__Raw data__:

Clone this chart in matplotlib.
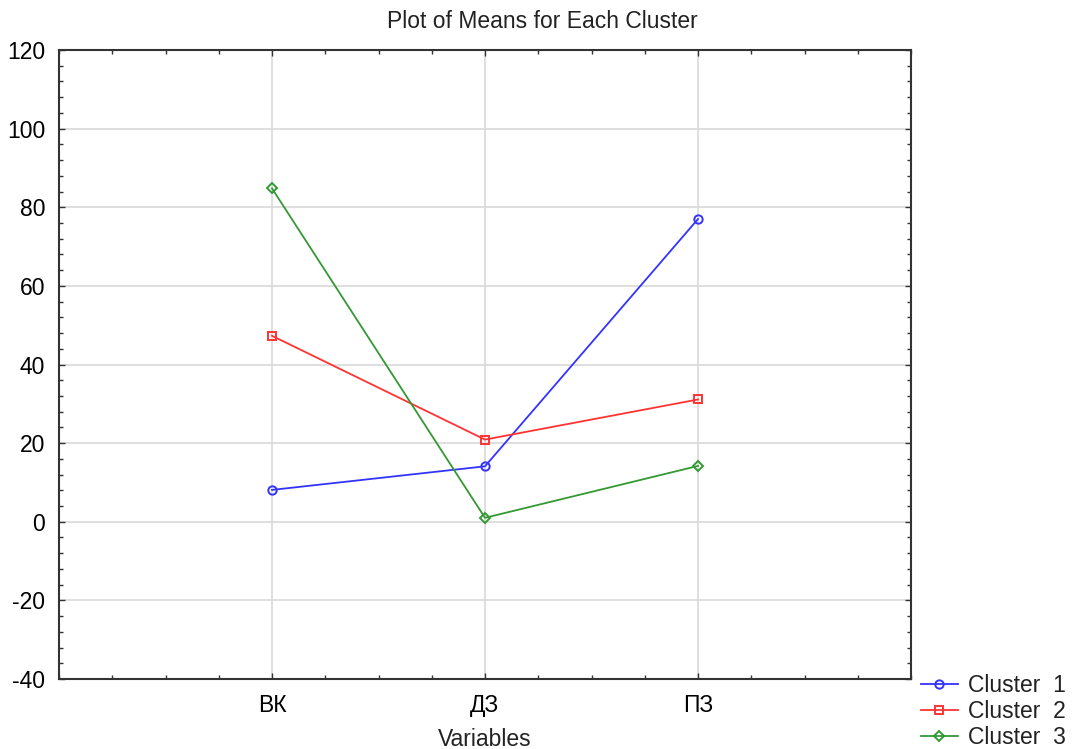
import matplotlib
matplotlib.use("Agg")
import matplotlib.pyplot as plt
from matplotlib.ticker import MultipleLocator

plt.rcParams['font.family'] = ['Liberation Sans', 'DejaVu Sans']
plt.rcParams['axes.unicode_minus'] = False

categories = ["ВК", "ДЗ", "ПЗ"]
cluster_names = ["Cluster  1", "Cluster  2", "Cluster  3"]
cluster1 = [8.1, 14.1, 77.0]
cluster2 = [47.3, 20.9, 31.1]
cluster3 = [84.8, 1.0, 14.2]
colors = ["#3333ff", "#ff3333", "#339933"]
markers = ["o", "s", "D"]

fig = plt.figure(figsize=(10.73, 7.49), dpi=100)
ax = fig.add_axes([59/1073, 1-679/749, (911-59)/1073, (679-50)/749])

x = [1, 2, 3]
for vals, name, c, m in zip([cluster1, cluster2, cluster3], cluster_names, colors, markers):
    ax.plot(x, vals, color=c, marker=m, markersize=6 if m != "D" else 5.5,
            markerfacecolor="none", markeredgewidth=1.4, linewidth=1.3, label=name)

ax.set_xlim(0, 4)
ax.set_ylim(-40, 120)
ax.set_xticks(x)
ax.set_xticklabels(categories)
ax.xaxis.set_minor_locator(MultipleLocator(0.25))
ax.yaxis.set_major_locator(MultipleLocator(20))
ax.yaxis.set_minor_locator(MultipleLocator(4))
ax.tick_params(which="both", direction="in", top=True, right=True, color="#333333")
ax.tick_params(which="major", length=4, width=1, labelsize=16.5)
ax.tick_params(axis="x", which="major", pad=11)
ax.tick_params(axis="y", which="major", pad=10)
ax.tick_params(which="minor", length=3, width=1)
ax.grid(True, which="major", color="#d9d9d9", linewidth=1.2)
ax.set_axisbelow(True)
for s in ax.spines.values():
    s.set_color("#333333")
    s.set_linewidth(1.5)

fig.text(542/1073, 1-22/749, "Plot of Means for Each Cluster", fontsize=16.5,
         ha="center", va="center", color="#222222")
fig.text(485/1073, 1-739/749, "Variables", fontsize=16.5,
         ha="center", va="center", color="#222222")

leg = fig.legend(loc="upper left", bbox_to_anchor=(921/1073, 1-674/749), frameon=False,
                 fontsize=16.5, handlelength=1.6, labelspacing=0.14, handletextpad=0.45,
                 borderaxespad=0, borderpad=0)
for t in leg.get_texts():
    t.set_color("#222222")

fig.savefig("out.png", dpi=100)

__Exercise description__: Look at the listing and set down only the lines from its start through the line with "markeredgewidth=1.4, linewidth=1.3, label=name)", word for word and without pictures.

__Finished task__:
Clone this chart in matplotlib.
import matplotlib
matplotlib.use("Agg")
import matplotlib.pyplot as plt
from matplotlib.ticker import MultipleLocator

plt.rcParams['font.family'] = ['Liberation Sans', 'DejaVu Sans']
plt.rcParams['axes.unicode_minus'] = False

categories = ["ВК", "ДЗ", "ПЗ"]
cluster_names = ["Cluster  1", "Cluster  2", "Cluster  3"]
cluster1 = [8.1, 14.1, 77.0]
cluster2 = [47.3, 20.9, 31.1]
cluster3 = [84.8, 1.0, 14.2]
colors = ["#3333ff", "#ff3333", "#339933"]
markers = ["o", "s", "D"]

fig = plt.figure(figsize=(10.73, 7.49), dpi=100)
ax = fig.add_axes([59/1073, 1-679/749, (911-59)/1073, (679-50)/749])

x = [1, 2, 3]
for vals, name, c, m in zip([cluster1, cluster2, cluster3], cluster_names, colors, markers):
    ax.plot(x, vals, color=c, marker=m, markersize=6 if m != "D" else 5.5,
            markerfacecolor="none", markeredgewidth=1.4, linewidth=1.3, label=name)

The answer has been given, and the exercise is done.